Moreover, these African countries do not have a strong comparative advantage in the production of any of China’s main agricultural imports — wheat, corn, beef, and soybeans.
It is envisaged that as a result, these countries will most likely face a worsening of their trade balances in the coming years unless they secure other markets other than China.
China, according to the IMF and World Bank, has had asymmetric effects on Sub-Sahara African economies and has contributed to widening the differential in terms of trade indices of resource-rich and resource-poor economies.
The impact of China on a country’s terms of trade is a direct function of five key variables: the commodity composition of the country’s trade (especially the percentage of oil or metals in its export basket); the importance of textiles in its overall trade; the relationship between world supply and world demand for the commodity; the dependence on imported oil, and the percentage of the increase in world demand for the commodity that is accounted for by China.
China’s effect on commodity prices has influenced macroeconomic performance and growth in these subs-Sahara African countries.
In the last decade, China has increased its integration with the world trading system and to become the world’s manufacturing hub as well as the largest recipient of foreign direct investment.
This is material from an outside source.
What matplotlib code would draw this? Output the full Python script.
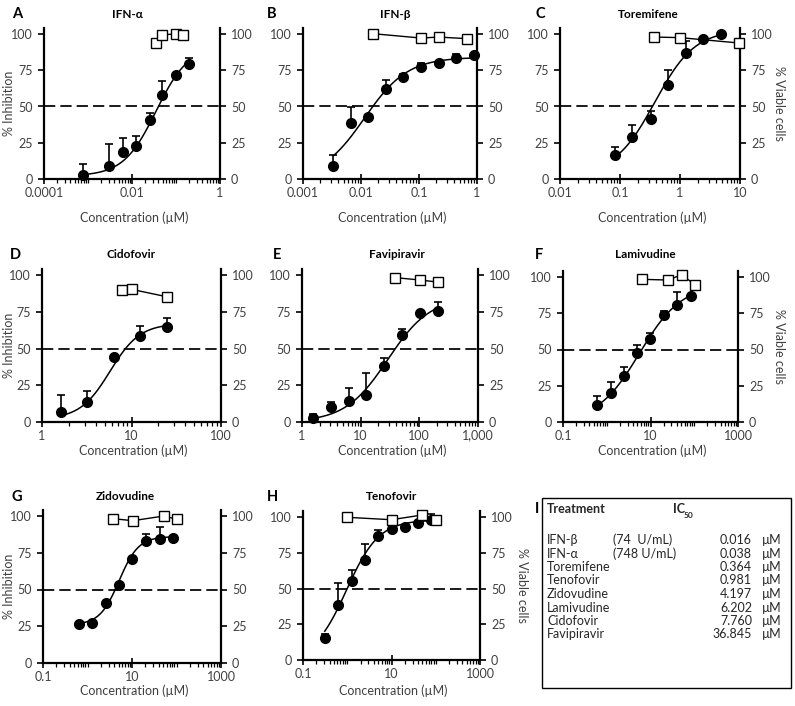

Shielded from international competition for years through an edifice of protectionism, China has undertaken significant trade liberalisation, partly in the context of the WTO accession.
A system involving physical planning of foreign trade, which dominated China’s trade until the 1980s and resulted in an irrational pattern of exports, has been replaced by a decentralised and market-determined trading system (Lardy 2003).
Chinese ties with the world economy are seen in its rising trade with the African continent, as state-owned Chinese companies search for raw materials for industrial expansion.
The stylised facts reveal an interesting story about changing trade patterns. First, there has been a dramatic increase in direct trade between China and Sub-Saharan Africa in the last few years, especially since 2001, resulting in trebling of trade volumes from close to $10 billion in 2002 to more than US$40 billion in 2005 and more than $50 billion in 2006.
Second, over the last three years, the relationship has been evolving in the direction of growing Chinese trade deficits with Sub-Saharan Africa.
Third, China tends to import mineral fuels and metals from Africa and export cheap consumer and capital goods, and there is little trade in intermediate goods.
Fourth, China’s imports are concentrated among a small number of natural resource economies lacking product diversification in their export structure. More than 75 percent of China’s trade takes place with four countries — South Africa, Sudan, Angola, and Nigeria.
Non-commodity exports from Africa to China are not significant, accounting for less than 10 percent of African exports and include textiles and apparel, processed.
Last year, South African-based economic, financial and business think tank, Southern African Institute of International Affairs (SAIIA) noted that the “lust by African countries to showcase their leadership abilities over their citizenry by asking China to construct various structures, stadia, international conference halls, roads, among others in exchange for natural resources, has raised its reputation among African leadership as a true friend of Africa.
Last year, Zambian president Kenneth Kaunda, one of the oldest African leaders that espouse the Chairman Mao Communism policies hailed China for its untiring friendship to Africa.
In 1976, Zambia benefitted from a US$500 million loan for China to construct a 1 879 kilometre railway line between Dar-Es-Salaam and Kapiri Mposhi in Zambia for passenger and cargo services, one of the facilities that will be worthwhile during regional integration when it comes into fruition by 2018.